— Begin Stored rows —

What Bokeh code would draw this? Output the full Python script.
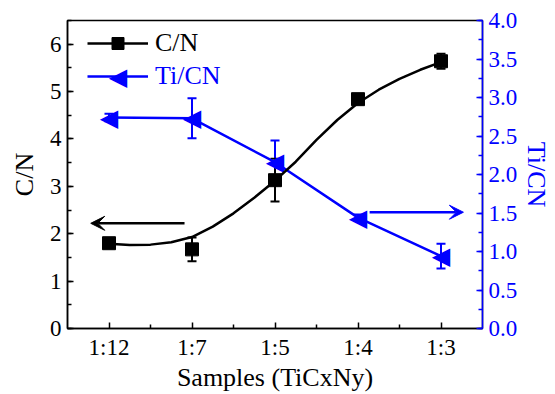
from bokeh.plotting import figure
from bokeh.models import (Range1d, LinearAxis, FixedTicker, SingleIntervalTicker,
                          Whisker, ColumnDataSource, TeeHead, Arrow, VeeHead, Legend,
                          NumeralTickFormatter, Label)
from bokeh.core.properties import value
from bokeh.embed import file_html
from bokeh.resources import INLINE

# ---- data ----
samples = ["1:12", "1:7", "1:5", "1:4", "1:3"]
x_pos = [1, 2, 3, 4, 5]
cn = [1.80, 1.67, 3.13, 4.84, 5.64]
cn_err = [0.05, 0.25, 0.45, 0.08, 0.16]
ticn = [2.74, 2.73, 2.16, 1.44, 0.94]
ticn_err = [0.05, 0.26, 0.28, 0.04, 0.16]
# fitted C/N curve
fit_x = [1.0, 1.25, 1.5, 1.75, 2.0, 2.25, 2.5, 2.75, 3.0, 3.25, 3.5, 3.75, 4.0, 4.25, 4.5, 4.75, 5.0]
fit_y = [1.79, 1.76, 1.77, 1.82, 1.93, 2.15, 2.43, 2.76, 3.12, 3.52, 3.98, 4.40, 4.76, 5.04, 5.27, 5.46, 5.62]
# axis-indicator arrows (data coords)
arrow_left = dict(x_start=1.91, x_end=0.78, y=2.22)
arrow_right = dict(x_start=4.14, x_end=5.27, y=1.51)

FONT = "Liberation Serif"
BLUE = "#0000ff"
TICK_FS = "23px"
LABEL_FS = "26px"
TRI = "\u25C0"   # left-pointing triangle marker
TRI_FS = "24px"

p = figure(width=555, height=394, output_backend="svg", toolbar_location=None,
           x_range=Range1d(0.5, 5.5), y_range=Range1d(0, 6.5),
           min_border_left=67, min_border_right=73, min_border_top=20, min_border_bottom=66)
p.extra_y_ranges = {"right": Range1d(0, 4.0)}
p.xgrid.visible = False
p.ygrid.visible = False
p.outline_line_color = "black"
p.outline_line_width = 1.5

xa = p.xaxis[0]
xa.ticker = FixedTicker(ticks=x_pos, minor_ticks=[1.5, 2.5, 3.5, 4.5])
xa.major_label_overrides = {i: s for i, s in zip(x_pos, samples)}
xa.axis_label = "Samples (TiCxNy)"
ya = p.yaxis[0]
ya.ticker = SingleIntervalTicker(interval=1, num_minor_ticks=2)
ya.axis_label = "C/N"

for ax in (xa, ya):
    ax.axis_line_width = 1.5
    ax.axis_line_color = "black"
    ax.major_tick_in = 6
    ax.major_tick_out = 0
    ax.minor_tick_in = 4
    ax.minor_tick_out = 0
    ax.major_tick_line_width = 1.5
    ax.minor_tick_line_width = 1.5
    ax.major_tick_line_color = "black"
    ax.minor_tick_line_color = "black"
    ax.major_label_text_font = FONT
    ax.major_label_text_font_size = TICK_FS
    ax.major_label_text_color = "black"
    ax.axis_label_text_font = FONT
    ax.axis_label_text_font_style = "normal"
    ax.axis_label_text_font_size = LABEL_FS
    ax.axis_label_text_color = "black"
    ax.major_label_standoff = 6
xa.axis_label_standoff = 0
ya.axis_label_standoff = 8

ra = LinearAxis(y_range_name="right", axis_label="Ti/CN",
                ticker=SingleIntervalTicker(interval=0.5, num_minor_ticks=2),
                formatter=NumeralTickFormatter(format="0.0"))
ra.axis_line_color = BLUE
ra.axis_line_width = 1.5
ra.major_tick_line_color = BLUE
ra.minor_tick_line_color = BLUE
ra.major_tick_line_width = 1.5
ra.minor_tick_line_width = 1.5
ra.major_tick_in = 6
ra.major_tick_out = 0
ra.minor_tick_in = 4
ra.minor_tick_out = 0
ra.major_label_text_color = BLUE
ra.major_label_text_font = FONT
ra.major_label_text_font_size = TICK_FS
ra.major_label_standoff = 6
ra.axis_label_text_color = BLUE
ra.axis_label_text_font = FONT
ra.axis_label_text_font_style = "normal"
ra.axis_label_text_font_size = LABEL_FS
ra.axis_label_standoff = 2
p.add_layout(ra, "right")

src_cn = ColumnDataSource(dict(x=x_pos, y=cn,
                               lo=[v - e for v, e in zip(cn, cn_err)],
                               hi=[v + e for v, e in zip(cn, cn_err)]))
src_ti = ColumnDataSource(dict(x=x_pos, y=ticn,
                               lo=[v - e for v, e in zip(ticn, ticn_err)],
                               hi=[v + e for v, e in zip(ticn, ticn_err)]))

# blue series
r_tl = p.line("x", "y", source=src_ti, y_range_name="right", line_color=BLUE, line_width=2.5)
wt = Whisker(source=src_ti, base="x", lower="lo", upper="hi", y_range_name="right",
             line_color=BLUE, line_width=2,
             lower_head=TeeHead(size=9, line_color=BLUE, line_width=2),
             upper_head=TeeHead(size=9, line_color=BLUE, line_width=2))
p.add_layout(wt)
r_tm = p.text("x", "y", text=value(TRI), source=src_ti, y_range_name="right",
              text_font=value("DejaVu Sans"), text_font_size=TRI_FS, text_color=BLUE,
              text_align="center", text_baseline="middle")

# black series
r_fit = p.line(fit_x, fit_y, line_color="black", line_width=2.5, line_join="round")
wc = Whisker(source=src_cn, base="x", lower="lo", upper="hi",
             line_color="black", line_width=2,
             lower_head=TeeHead(size=9, line_color="black", line_width=2),
             upper_head=TeeHead(size=9, line_color="black", line_width=2))
p.add_layout(wc)
r_cm = p.scatter("x", "y", source=src_cn, marker="square", size=13,
                 fill_color="black", line_color="black")

p.add_layout(Arrow(x_start=arrow_left["x_start"], y_start=arrow_left["y"],
                   x_end=arrow_left["x_end"], y_end=arrow_left["y"],
                   line_color="black", line_width=2.5,
                   end=VeeHead(size=14, fill_color="black", line_color="black")))
p.add_layout(Arrow(x_start=arrow_right["x_start"], y_start=arrow_right["y"],
                   x_end=arrow_right["x_end"], y_end=arrow_right["y"],
                   y_range_name="right", line_color=BLUE, line_width=2.5,
                   end=VeeHead(size=14, fill_color=BLUE, line_color=BLUE)))

common = dict(background_fill_alpha=0, border_line_alpha=0,
              label_text_font=FONT, label_text_font_size=LABEL_FS,
              glyph_width=61, glyph_height=30, label_height=30, label_standoff=7,
              padding=0, margin=0)
leg1 = Legend(items=[("C/N", [r_fit, r_cm])], location=(20, 270),
              label_text_color="black", **common)
leg2 = Legend(items=[("Ti/CN", [r_tl])], location=(20, 237),
              label_text_color=BLUE, **common)
p.add_layout(leg1)
p.add_layout(leg2)
# triangle symbol of the Ti/CN legend entry (centre of the legend glyph box)
p.add_layout(Label(x=20 + 61 / 2, y=237 + 15, x_units="screen", y_units="screen",
                   text=TRI, text_font="DejaVu Sans", text_font_size=TRI_FS,
                   text_color=BLUE, text_align="center", text_baseline="middle"))

html = file_html(p, INLINE)
html = html.replace("</head>", "<style>body{margin:0;}</style></head>")
open("out.html", "w").write(html)
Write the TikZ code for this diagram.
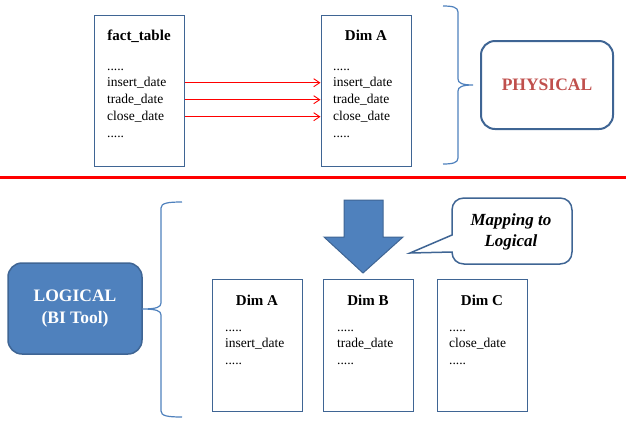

— End Stored rows —

◆ **Directions**
Respond with nothing but the number of lines in the entries that contain the string "code".

◆ **Solution to the exercise**
2